I had grown up surrounded by elders. Alongside my birth mother, there were three other older women who helped raise me, each offering their own kind of wisdom, gentleness, and presence. Because of them, I felt comfortable with aging, with slowness, with stories told more than once. I genuinely loved elderly people, and I loved my work. I wanted to be a good nurse, a good friend, and above all, a good person. Laughter mattered to me. Connection mattered to me. Even in a hospital setting, I believed joy had a place.

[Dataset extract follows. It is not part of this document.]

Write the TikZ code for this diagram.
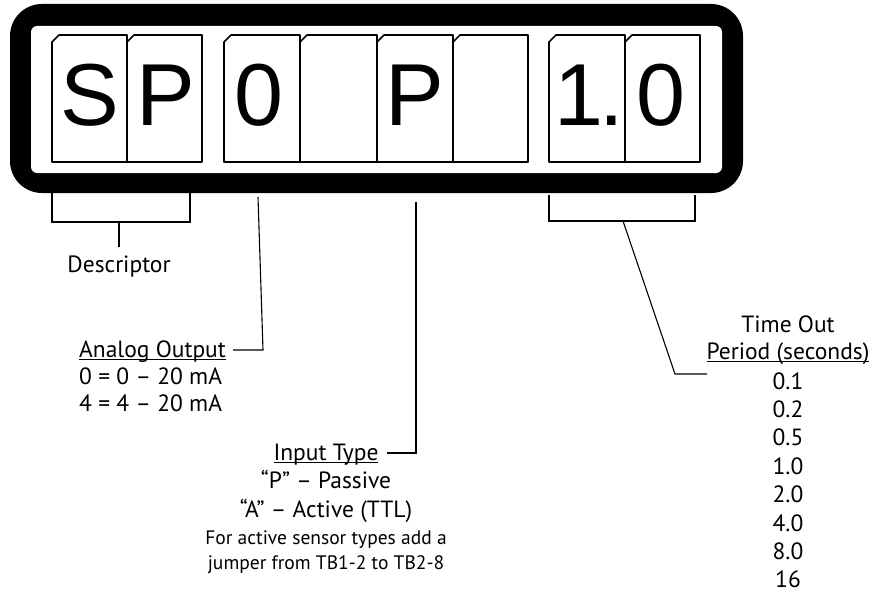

On the surface, things looked good. I was hardworking, well-liked, and took pride in what I did. But underneath that competence and warmth, I was carrying a quiet sadness. My brother had been committed to an institution, and that reality weighed on me more than I knew how to express at the time. I showed up for others with care and compassion, even as I struggled to make sense of my own emotional landscape.

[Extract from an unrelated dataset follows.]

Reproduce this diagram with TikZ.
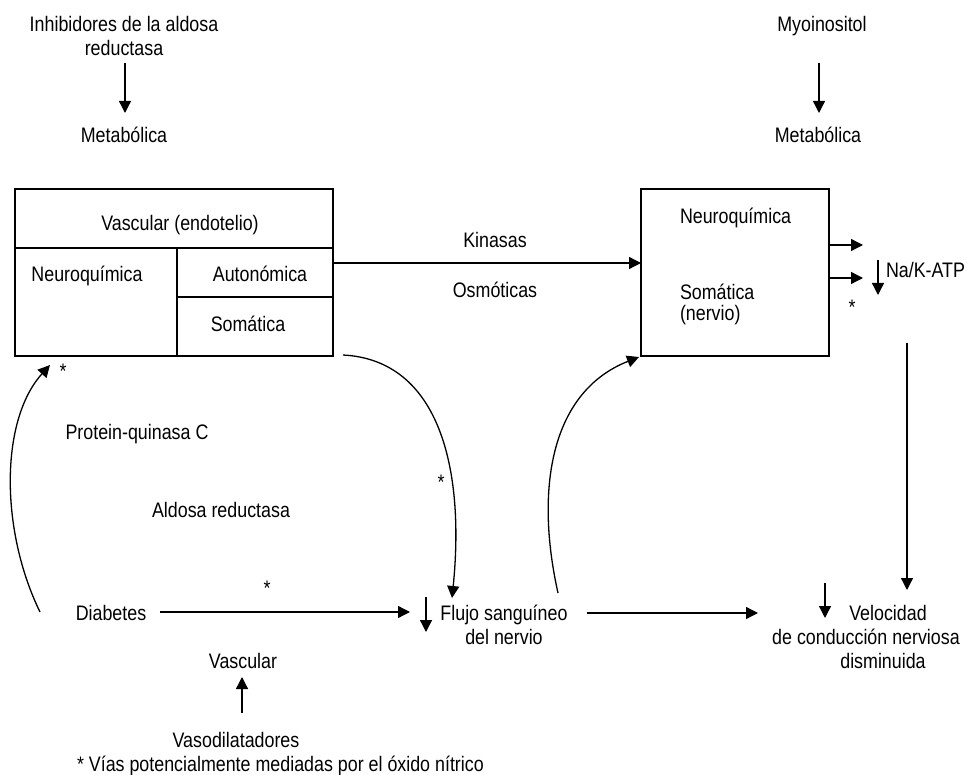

Hospital life demanded a lot physically. Shift work was something I tolerated rather than embraced. Night shifts, in particular, threw my whole body off balance. My sleep, my digestion, my sense of rhythm—it all felt disrupted. I did my best to stay healthy, navigating hospital food and odd hours while listening to my body as much as I knew how. Somewhere along the way, I became a vegetarian and began exploring holistic medicine and alternative therapies. It wasn’t rebellion; it was instinct. I was searching for balance, for ways to support the body rather than push it endlessly.
Even then, I could feel a quiet longing growing inside me. I wanted more freedom than my life allowed at the time. I dreamed of traveling, of possibly living in another country, of experiencing the world beyond the routines I knew so well. I also longed for a steady partner—someone I could talk to deeply, laugh with easily, and share life’s small and big moments. I wanted connection that went beyond the surface, something rooted in mutual curiosity and playfulness.

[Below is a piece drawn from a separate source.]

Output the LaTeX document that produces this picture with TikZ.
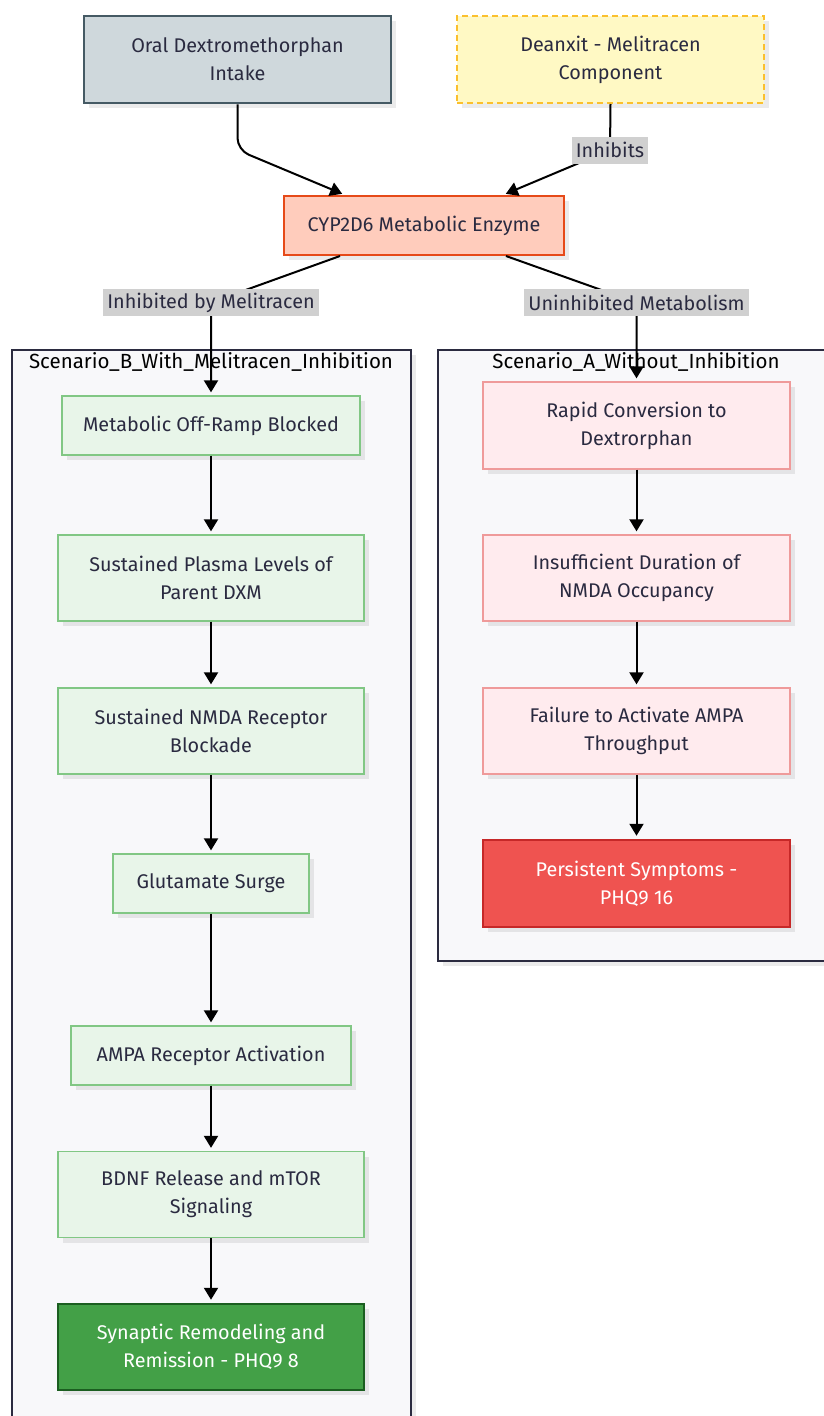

Looking back, I can see that this chapter of my life was about learning how to care—both outwardly and inwardly. I was devoted to others, but I was also beginning to sense that my own needs, dreams, and questions deserved attention. Working in extended care taught me about endings, patience, and dignity. It also quietly pointed me toward beginnings I hadn’t yet imagined.
This was not a time of dramatic change or bold declarations. It was a time of listening—listening to patients, to my body, to my heart. And in that listening, the first stirrings of a different life began to take shape, even if I didn’t yet have the words for them.